I’m guessing professional iron man (or woman) triathlete might be near the bottom of the effort/reward scale. There may be prizes for the various races, but those things are incredibly grueling. I’ve seen competitors dragging their bodies toward the finish line even though they’re basically going into spasms from dehydration/heat exhaustion/whatever. It’s kind gross to just watch, I can’t imagine what it must feel like.
The holder is either the punter or backup QB. There is no dedicated backup; if the holder goes down, whoever has done it the most gets pressed into service. Note that since most everyone on an NFL team was a superstar during their early days, not many of them will have experience.
As an example of how thin teams are at holder, last season the starting QB for the Dallas Cowboys, Tony Romo, was still the only holder they used, as he started the season at holder. Even when he got promoted from backup to starting QB, he still had to do the holding.

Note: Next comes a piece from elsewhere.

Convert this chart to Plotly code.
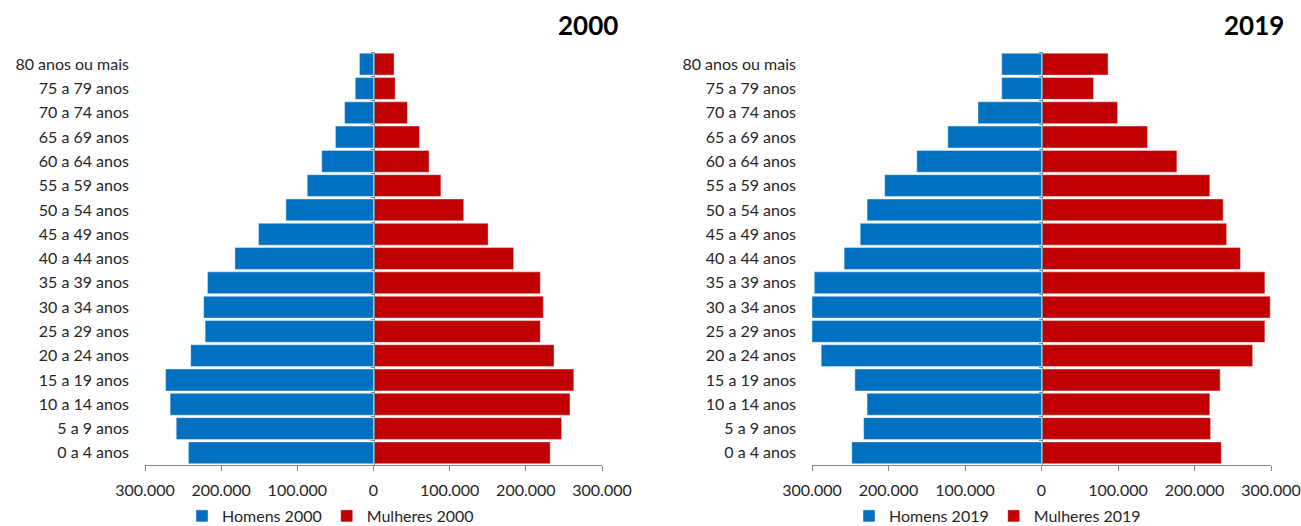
import plotly.graph_objects as go

# Faixas etárias (de baixo para cima)
faixas = [
    "0 a 4 anos", "5 a 9 anos", "10 a 14 anos", "15 a 19 anos", "20 a 24 anos",
    "25 a 29 anos", "30 a 34 anos", "35 a 39 anos", "40 a 44 anos", "45 a 49 anos",
    "50 a 54 anos", "55 a 59 anos", "60 a 64 anos", "65 a 69 anos", "70 a 74 anos",
    "75 a 79 anos", "80 anos ou mais",
]

homens_2000 = [243000, 259000, 267000, 273000, 240000, 221000, 223000, 218000, 182000,
               151000, 115000, 87000, 68000, 50000, 38000, 24000, 18500]
mulheres_2000 = [232000, 247000, 258000, 263000, 237000, 219000, 223000, 219000, 184000,
                 150500, 118500, 88500, 73000, 60500, 44500, 28500, 27000]

homens_2019 = [248000, 232500, 228000, 244000, 288000, 300000, 300000, 297000, 258000,
               237000, 228000, 205000, 163000, 122500, 83000, 52000, 52000]
mulheres_2019 = [235000, 221000, 220000, 233500, 276000, 292000, 299000, 292000, 260000,
                 242000, 237500, 220000, 177000, 138500, 99500, 68000, 87000]

tick_vals = [-300000, -200000, -100000, 0, 100000, 200000, 300000]
tick_text = ["300.000", "200.000", "100.000", "0", "100.000", "200.000", "300.000"]

AZUL = "#0070C0"
VERMELHO = "#C00000"
CINZA = "#868686"
TEXTO = "#262626"
FONTE = "Lato"
TAM = 16

x_dominios = [[145 / 1301, 602 / 1301], [812 / 1301, 1271 / 1301]]
y_dominio = [1 - 465 / 526, 1 - 52 / 526]

fig = go.Figure()

paineis = [
    ("2000", homens_2000, mulheres_2000),
    ("2019", homens_2019, mulheres_2019),
]

for i, (ano, homens, mulheres) in enumerate(paineis):
    n = i + 1
    xa = "x" if n == 1 else f"x{n}"
    ya_lab = "y" if n == 1 else f"y{2 * n - 1}"
    ya_eixo = f"y{2 * n}"
    leg = "legend" if n == 1 else "legend2"

    fig.add_trace(go.Bar(
        y=faixas, x=[-v for v in homens], orientation="h",
        name=f"Homens {ano}", marker=dict(color=AZUL, line=dict(color="rgba(255,255,255,0.7)", width=0.6)),
        customdata=homens, hovertemplate="%{y}: %{customdata:,.0f}<extra></extra>",
        xaxis=xa, yaxis=ya_lab, legend=leg,
    ))
    fig.add_trace(go.Bar(
        y=faixas, x=mulheres, orientation="h",
        name=f"Mulheres {ano}", marker=dict(color=VERMELHO, line=dict(color="rgba(255,255,255,0.7)", width=0.6)),
        hovertemplate="%{y}: %{x:,.0f}<extra></extra>",
        xaxis=xa, yaxis=ya_eixo, legend=leg,
    ))

    xk = "xaxis" if n == 1 else f"xaxis{n}"
    yk_lab = "yaxis" if n == 1 else f"yaxis{2 * n - 1}"
    yk_eixo = f"yaxis{2 * n}"
    dom = x_dominios[i]
    zero_pos = dom[0] + (dom[1] - dom[0]) * 0.5

    fig.layout[xk] = dict(
        domain=dom, range=[-300000, 300000], anchor=ya_lab,
        tickvals=tick_vals, ticktext=tick_text,
        showgrid=False, zeroline=False,
        showline=True, linecolor=CINZA, linewidth=1,
        ticks="outside", ticklen=5, tickcolor=CINZA,
        ticklabelstandoff=6,
        tickfont=dict(family=FONTE, size=TAM, color=TEXTO),
        automargin=False, fixedrange=True,
    )
    fig.layout[yk_lab] = dict(
        domain=y_dominio, anchor=xa, type="category",
        categoryorder="array", categoryarray=faixas, range=[-0.5, len(faixas) - 0.5],
        showgrid=False, zeroline=False, showline=False, ticks="",
        ticklabelstandoff=15,
        tickfont=dict(family=FONTE, size=TAM, color=TEXTO),
        automargin=False, fixedrange=True,
    )
    # eixo vertical no zero, com marcas entre as faixas
    fig.layout[yk_eixo] = dict(
        overlaying=ya_lab, anchor="free", position=zero_pos, type="category",
        categoryorder="array", categoryarray=faixas, range=[-0.5, len(faixas) - 0.5],
        showgrid=False, zeroline=False, showline=True, linecolor=CINZA, linewidth=1,
        ticks="outside", tickson="boundaries", ticklen=3, tickcolor=CINZA,
        showticklabels=False, automargin=False, fixedrange=True,
    )

    fig.add_annotation(
        text=f"<b>{ano}</b>", xref="paper", yref="paper",
        x=[620 / 1301, 1286 / 1301][i], y=1 - 25 / 526,
        xanchor="right", yanchor="middle", showarrow=False,
        font=dict(family=FONTE, size=26, color="#000000"),
    )

legenda_base = dict(
    orientation="h", y=1 - 516 / 526, xanchor="left", yanchor="middle",
    font=dict(family=FONTE, size=TAM, color=TEXTO), bgcolor="rgba(0,0,0,0)",
    itemwidth=30, tracegroupgap=0,
)

fig.update_layout(
    width=1301, height=526,
    margin=dict(l=0, r=0, t=0, b=0, autoexpand=False),
    paper_bgcolor="white", plot_bgcolor="white",
    barmode="relative", bargap=0.1,
    legend=dict(legenda_base, x=182 / 1301),
    legend2=dict(legenda_base, x=849 / 1301),
)

fig.write_html("out.html")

For football, I’d probably go with punter as the easiest job for the lazy. There’s a reason that the longevity records in the NFL are held by a punter. Then again, job security as a punter sucks ass. Shank two punts and they’ll probably not let you on the team plane to go home.

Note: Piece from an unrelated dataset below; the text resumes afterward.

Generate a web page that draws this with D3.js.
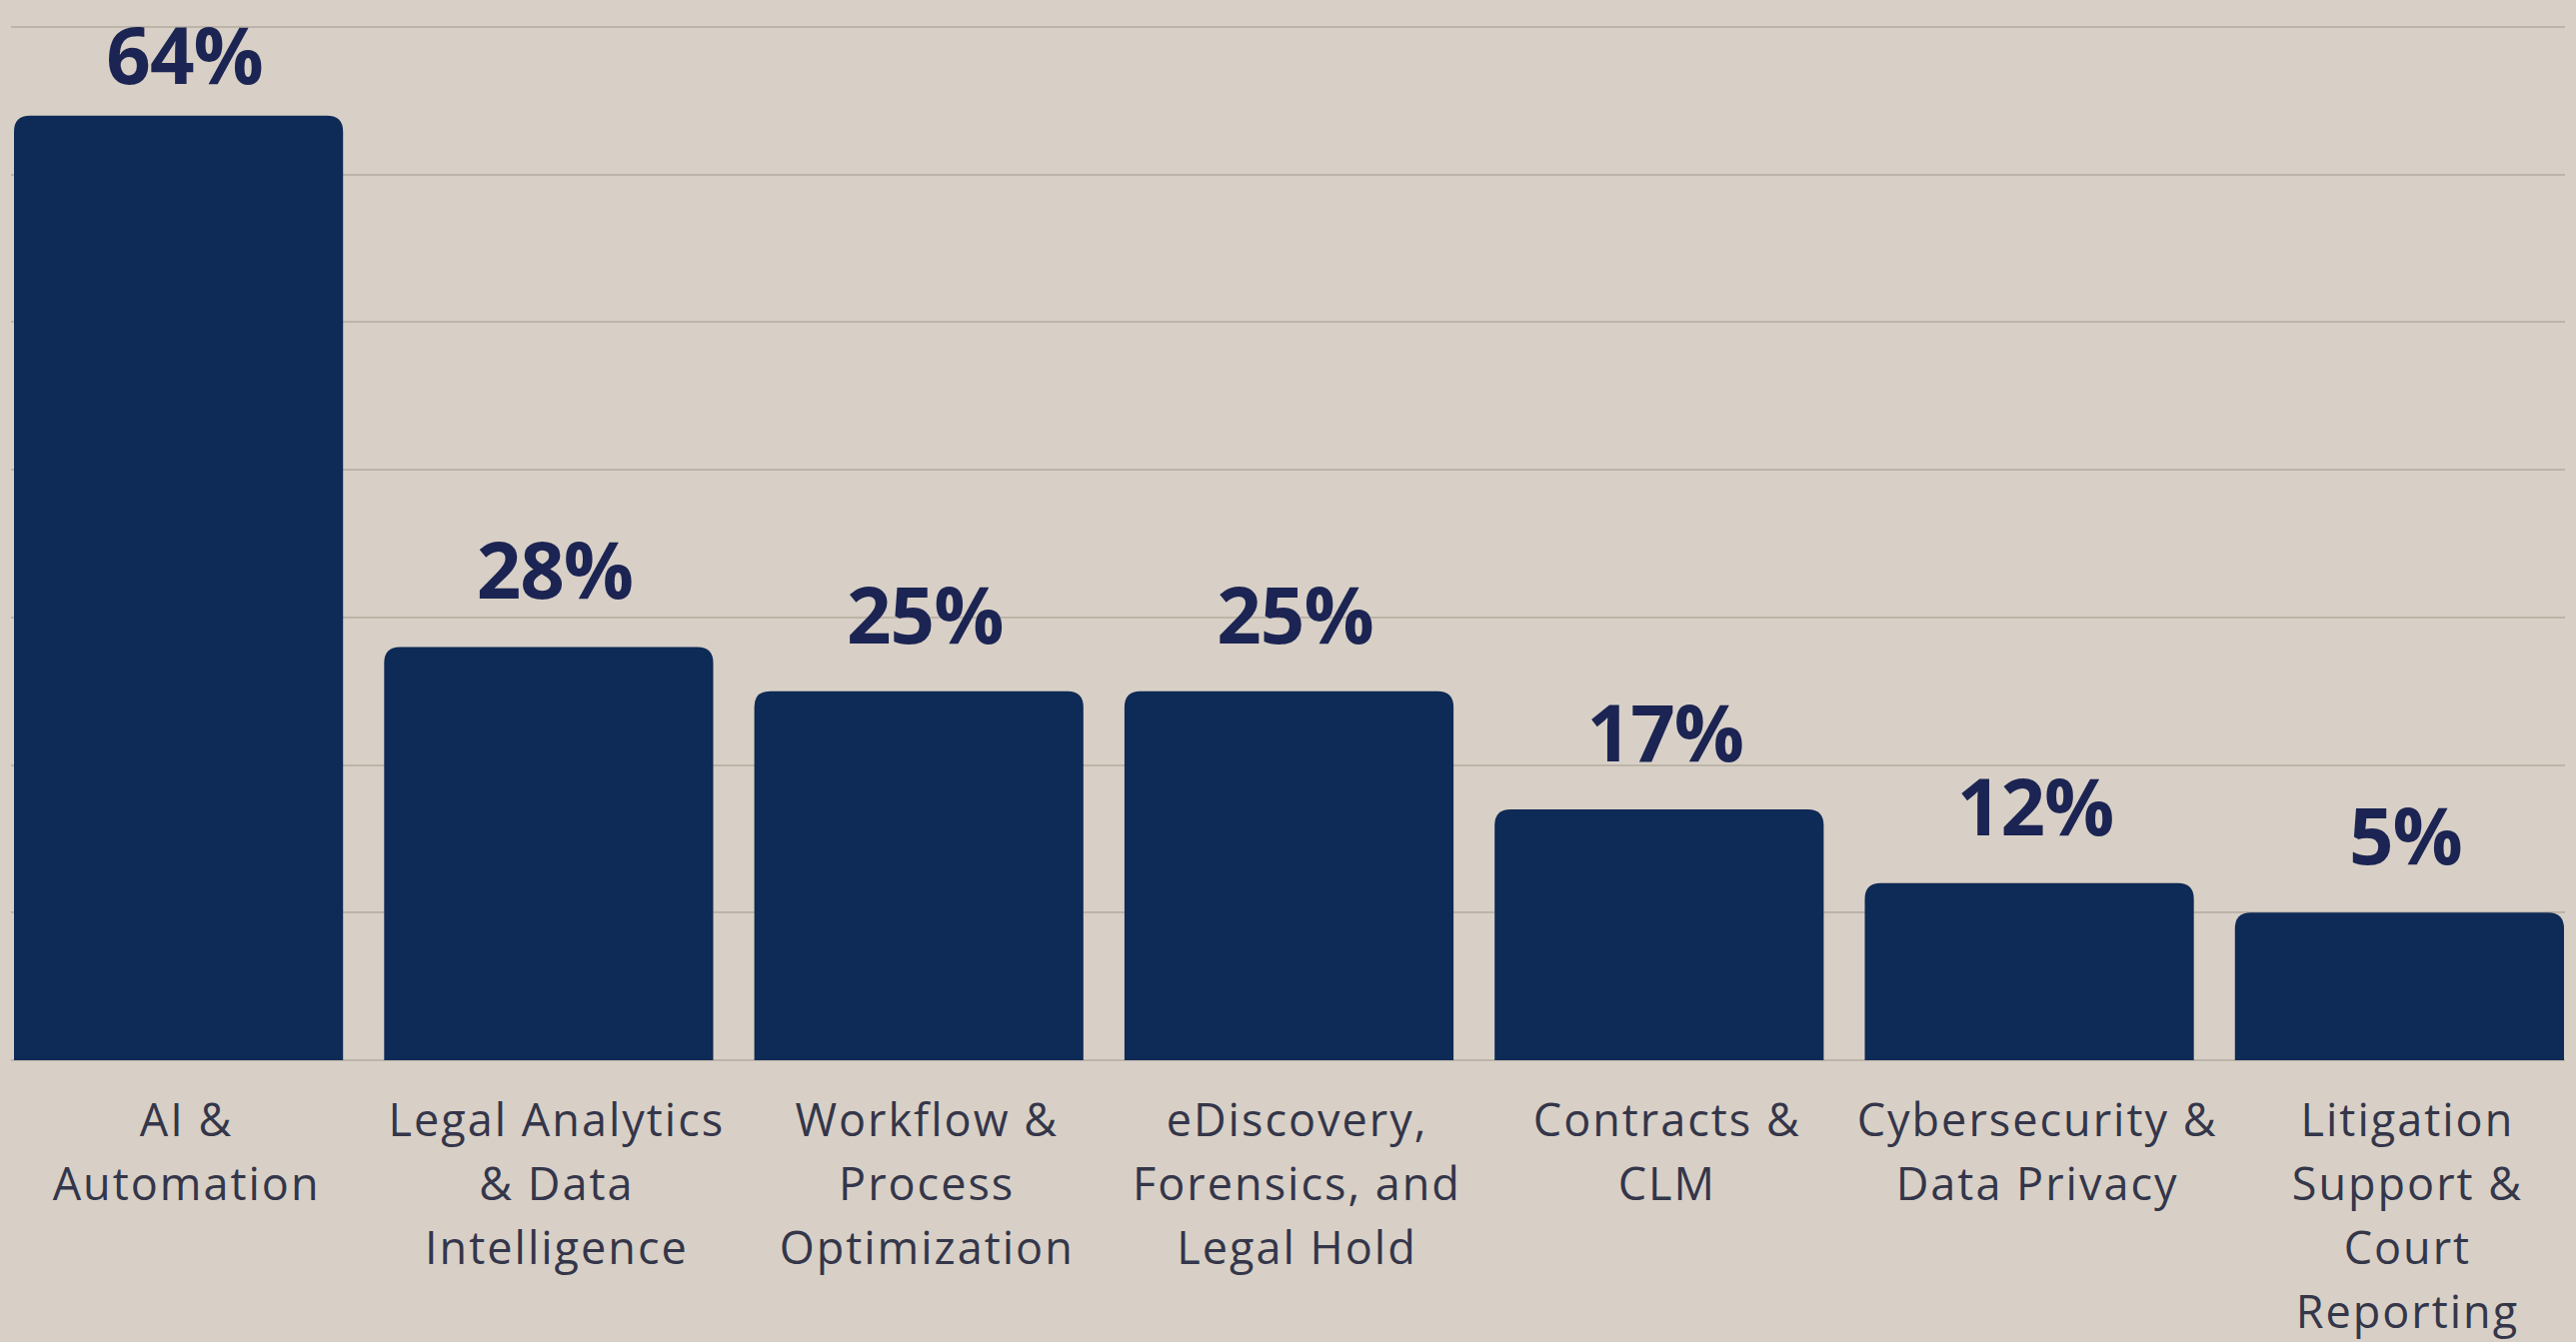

For a marginally more difficult position to play that has good job security, try long-snapper. It has been said that if you want your child to have a long and successful career in the NFL, teach him to be a long-snapper. They are a valuable commodity, it is difficult to do if you haven’t worked at it, and generally speaking the aforementioned superstars aren’t all that interested in such an unglamorous position. So it’s not particularly hard to stand out as a good long-snapper, and once you do you’ve pretty much got a guaranteed spot for half a decade, and you only have to come out on the field on FGs and punts. Although you’re going to be emergency depth for the OL, they’ll probably press a TE into service before you.